Understanding the difference of angles is crucial when dealing with trigonometric identities. Specifically, the identities for the sine and cosine of a difference of two angles, \(A\) and \(B\), provide a way to express complex trigonometric expressions.

• For sine, the identity is: \(\sin(A-B) = \sin A \cos B - \cos A \sin B\).
• For cosine, it is: \(\cos(A-B) = \cos A \cos B + \sin A \sin B\).

These identities are derived from the unit circle and can be used to break down trigonometric functions involving differences between angles into simpler, more manageable components.
They provide a method to transition from abstract angle manipulations to concrete algebraic expressions. Recognizing these patterns is a stepping stone toward mastering more complex trigonometric solutions.

The sine and cosine rules are foundational in trigonometry and describe relationships between the angles and sides of triangles.
When working with a difference of angles, these rules help simplify and prove various trigonometric identities.

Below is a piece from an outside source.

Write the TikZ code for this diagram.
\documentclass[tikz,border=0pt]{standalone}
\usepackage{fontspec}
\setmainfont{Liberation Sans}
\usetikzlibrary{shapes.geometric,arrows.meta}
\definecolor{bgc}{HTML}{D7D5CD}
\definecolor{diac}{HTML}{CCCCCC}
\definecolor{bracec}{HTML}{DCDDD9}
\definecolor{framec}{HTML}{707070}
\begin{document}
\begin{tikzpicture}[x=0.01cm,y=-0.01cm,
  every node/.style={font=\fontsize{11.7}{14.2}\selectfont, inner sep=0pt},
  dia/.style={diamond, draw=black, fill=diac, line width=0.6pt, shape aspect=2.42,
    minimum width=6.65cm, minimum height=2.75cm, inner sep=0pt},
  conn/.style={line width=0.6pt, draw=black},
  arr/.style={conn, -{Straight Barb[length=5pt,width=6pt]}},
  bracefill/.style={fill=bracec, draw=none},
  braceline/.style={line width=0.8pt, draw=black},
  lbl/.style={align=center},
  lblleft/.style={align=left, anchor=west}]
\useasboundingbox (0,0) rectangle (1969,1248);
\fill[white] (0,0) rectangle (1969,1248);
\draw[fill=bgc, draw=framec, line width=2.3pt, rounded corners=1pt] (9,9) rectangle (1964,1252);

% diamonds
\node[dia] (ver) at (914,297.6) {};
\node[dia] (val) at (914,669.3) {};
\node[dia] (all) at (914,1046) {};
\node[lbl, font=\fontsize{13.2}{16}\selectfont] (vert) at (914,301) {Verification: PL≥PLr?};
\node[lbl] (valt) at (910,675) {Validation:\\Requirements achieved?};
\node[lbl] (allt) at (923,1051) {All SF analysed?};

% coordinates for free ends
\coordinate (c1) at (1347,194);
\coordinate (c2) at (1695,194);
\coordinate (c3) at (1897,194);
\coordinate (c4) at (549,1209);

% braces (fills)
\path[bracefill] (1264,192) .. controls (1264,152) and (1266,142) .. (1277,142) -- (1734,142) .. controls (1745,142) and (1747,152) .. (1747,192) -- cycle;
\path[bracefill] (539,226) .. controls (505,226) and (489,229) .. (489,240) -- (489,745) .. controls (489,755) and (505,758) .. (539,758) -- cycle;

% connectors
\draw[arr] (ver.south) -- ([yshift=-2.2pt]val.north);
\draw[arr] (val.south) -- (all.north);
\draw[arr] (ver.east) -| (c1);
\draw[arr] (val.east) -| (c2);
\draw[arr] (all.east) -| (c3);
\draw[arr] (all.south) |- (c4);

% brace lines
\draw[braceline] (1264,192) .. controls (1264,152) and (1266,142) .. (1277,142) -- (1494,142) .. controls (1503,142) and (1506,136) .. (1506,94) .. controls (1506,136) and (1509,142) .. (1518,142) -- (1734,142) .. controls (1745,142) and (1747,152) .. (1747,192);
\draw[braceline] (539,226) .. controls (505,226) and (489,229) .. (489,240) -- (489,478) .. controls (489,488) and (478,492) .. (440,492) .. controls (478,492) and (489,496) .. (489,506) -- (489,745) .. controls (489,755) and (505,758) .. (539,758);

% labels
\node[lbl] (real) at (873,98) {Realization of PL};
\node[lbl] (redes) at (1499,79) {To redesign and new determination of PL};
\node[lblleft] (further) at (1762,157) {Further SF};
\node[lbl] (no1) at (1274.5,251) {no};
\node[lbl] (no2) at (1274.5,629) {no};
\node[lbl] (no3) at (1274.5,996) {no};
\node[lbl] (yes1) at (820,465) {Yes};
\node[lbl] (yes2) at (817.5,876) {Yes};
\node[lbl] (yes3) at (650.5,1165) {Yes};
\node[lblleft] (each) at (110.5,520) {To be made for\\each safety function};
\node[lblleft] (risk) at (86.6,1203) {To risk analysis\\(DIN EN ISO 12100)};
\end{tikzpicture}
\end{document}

• The sine rule expresses the relationship between the sine of angles and the lengths of their opposite sides. It's given by \( \frac{a}{\sin A}=\frac{b}{\sin B}=\frac{c}{\sin C} \) for a triangle with sides \( a, b, \) and \( c \) opposite angles \( A, B, \) and \( C \).
• The cosine rule, important for solving triangles, relates the cosine of an angle to the lengths of all three sides: \( c^2 = a^2 + b^2 - 2ab\cos C \).

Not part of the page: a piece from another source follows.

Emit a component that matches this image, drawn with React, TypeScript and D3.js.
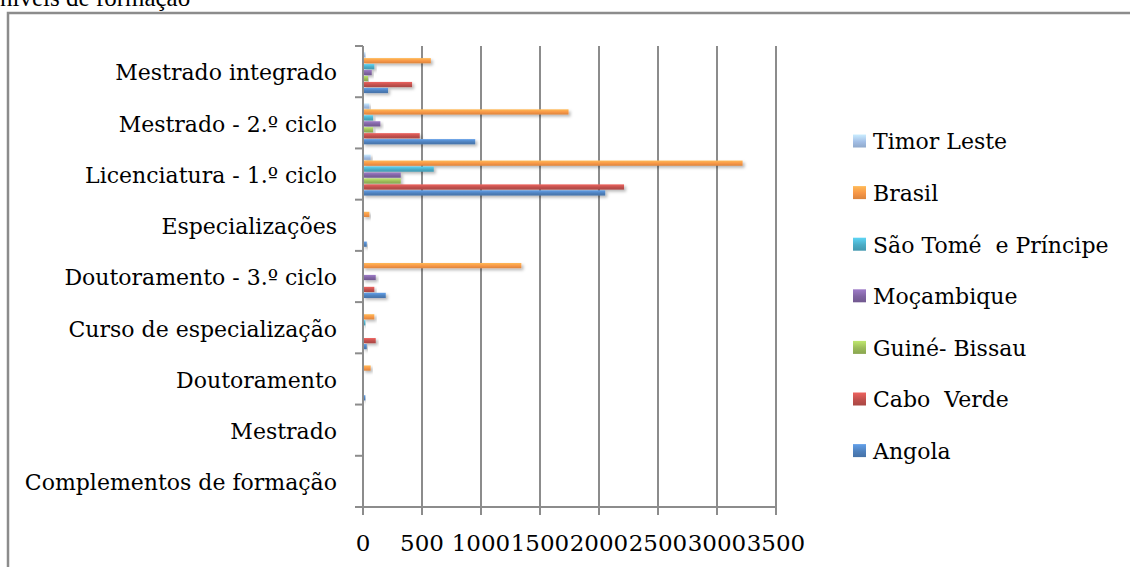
import * as d3 from 'd3';

const categories = [
  'Mestrado integrado',
  'Mestrado - 2.º ciclo',
  'Licenciatura - 1.º ciclo',
  'Especializações',
  'Doutoramento - 3.º ciclo',
  'Curso de especialização',
  'Doutoramento',
  'Mestrado',
  'Complementos de formação',
];

// series in legend order (top to bottom), same order as bars inside each group
const seriesNames = ['Timor Leste', 'Brasil', 'São Tomé  e Príncipe', 'Moçambique', 'Guiné- Bissau', 'Cabo  Verde', 'Angola'];
const timorLeste = [20, 54, 65, 0, 0, 0, 0, 0, 0];
const brasil = [575, 1742, 3217, 54, 1342, 96, 65, 4, 2];
const saoTome = [96, 85, 600, 0, 0, 20, 0, 0, 0];
const mocambique = [74, 147, 320, 0, 108, 0, 0, 0, 0];
const guineBissau = [42, 85, 320, 0, 0, 0, 0, 0, 0];
const caboVerde = [416, 481, 2212, 0, 96, 108, 0, 0, 0];
const angola = [212, 951, 2053, 32, 193, 32, 20, 3, 2];
const seriesValues = [timorLeste, brasil, saoTome, mocambique, guineBissau, caboVerde, angola];
const seriesColors = ['#a3bfe6', '#f79646', '#4bacc6', '#8064a2', '#9bbb59', '#c0504d', '#4f81bd'];

const xTicks = [0, 500, 1000, 1500, 2000, 2500, 3000, 3500];

const WIDTH = 1130;
const HEIGHT = 567;
const plot = { left: 363, right: 776, top: 46, bottom: 507 };
const FONT = '"DejaVu Serif", serif';
const AXIS = '#8c8c8c';

export default function App() {
  const x = d3.scaleLinear().domain([0, 3500]).range([plot.left, plot.right]);
  const y = d3.scaleBand<string>().domain(categories).range([plot.top, plot.bottom]).padding(0);
  const band = y.bandwidth();
  const inner = d3.scaleBand<string>()
    .domain(seriesNames)
    .range([band * 0.12, band * 0.92])
    .paddingInner(0.12);
  const boundaries = d3.range(categories.length + 1).map((i) => plot.top + i * band);

  return (
    <svg width={WIDTH} height={HEIGHT} style={{ position: 'absolute', left: 0, top: 0, background: '#fff' }}>
      <defs>
        {seriesColors.map((color, i) => (
          <linearGradient key={i} id={`grad-${i}`} x1="0" y1="0" x2="0" y2="1">
            <stop offset="0%" stopColor={d3.color(color)!.brighter(0.6).formatHex()} />
            <stop offset="55%" stopColor={color} />
            <stop offset="100%" stopColor={d3.color(color)!.darker(0.35).formatHex()} />
          </linearGradient>
        ))}
        <filter id="shadow" x="-10%" y="-50%" width="130%" height="250%">
          <feDropShadow dx="2" dy="2" stdDeviation="1.6" floodColor="#000" floodOpacity="0.28" />
        </filter>
      </defs>

      <text x={0} y={6} fontFamily='"Liberation Serif", serif' fontSize={25} fill="#000">níveis de formação</text>
      <path d={`M8,${HEIGHT} L8,13 L${WIDTH},13`} fill="none" stroke={AXIS} strokeWidth={2.5} />

      {/* vertical grid lines */}
      {xTicks.slice(1).map((t) => (
        <line key={`g-${t}`} x1={x(t)} x2={x(t)} y1={plot.top} y2={plot.bottom + 8} stroke={AXIS} strokeWidth={2} />
      ))}
      {xTicks.map((t) => (
        <g key={`x-${t}`}>
          <line x1={x(t)} x2={x(t)} y1={plot.bottom} y2={plot.bottom + 8} stroke={AXIS} strokeWidth={2} />
          <text x={x(t)} y={551} textAnchor="middle" fontFamily={FONT} fontSize={23} fill="#000">{t}</text>
        </g>
      ))}

      {/* bars */}
      {categories.map((cat, ci) => (
        <g key={cat} transform={`translate(0,${y(cat)})`}>
          {seriesNames.map((name, si) => {
            const v = seriesValues[si][ci];
            if (!v) return null;
            return (
              <rect
                key={name}
                x={x(0)}
                y={inner(name)}
                width={x(v) - x(0)}
                height={inner.bandwidth()}
                fill={`url(#grad-${si})`}
                filter="url(#shadow)"
              />
            );
          })}
        </g>
      ))}

      {/* axes */}
      <line x1={plot.left} x2={plot.left} y1={plot.top} y2={plot.bottom} stroke={AXIS} strokeWidth={2} />
      <line x1={plot.left - 8} x2={plot.right} y1={plot.bottom} y2={plot.bottom} stroke={AXIS} strokeWidth={2} />
      {boundaries.map((b, i) => (
        <line key={`yt-${i}`} x1={plot.left - 8} x2={plot.left} y1={b} y2={b} stroke={AXIS} strokeWidth={2} />
      ))}
      {categories.map((cat) => (
        <text
          key={`l-${cat}`}
          x={337}
          y={(y(cat) ?? 0) + band / 2}
          dy="0.4em"
          textAnchor="end"
          fontFamily={FONT}
          fontSize={22}
          fill="#000"
        >
          {cat}
        </text>
      ))}

      {/* legend */}
      {seriesNames.map((name, si) => {
        const cy = 141 + si * 51.6;
        return (
          <g key={`lg-${name}`}>
            <rect x={853} y={cy - 6.5} width={13} height={13} fill={`url(#grad-${si})`} />
            <text x={873} y={cy} dy="0.38em" fontFamily={FONT} fontSize={22} fill="#000" style={{ whiteSpace: 'pre' }}>{name}</text>
          </g>
        );
      })}
    </svg>
  );
}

These rules are tools that can be employed to transition from general results, such as the difference of angles identities, to more specific cases required in trigonometric proofs and applications. Understanding these can significantly ease the solving process.

Tangent is one of the fundamental functions in trigonometry and is defined as the ratio of the sine to the cosine of an angle.
This is expressed as \( \tan x = \frac{\sin x}{\cos x} \).

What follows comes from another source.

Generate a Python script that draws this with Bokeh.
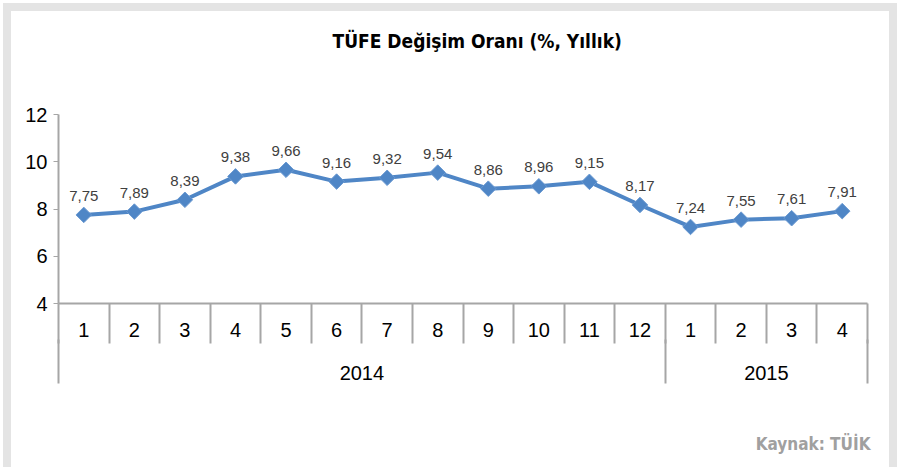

• When dealing with the tangent of a difference between two angles, say \( A \) and \( B \), this definition can be extended: \( \tan(A-B) = \frac{\sin(A-B)}{\cos(A-B)} \).
• This approach aligns with using the sine and cosine difference identities to express \( \tan(A-B) \) in a form that can be simplified further.

Using the definition of tangent alongside identities for the sine and cosine of angle differences allows for manipulation of tangents into forms that reveal underlying relationships.
Thus, by substituting known identities, one can simplify and evaluate expressions, leading to insightful trigonometric solutions and verifications.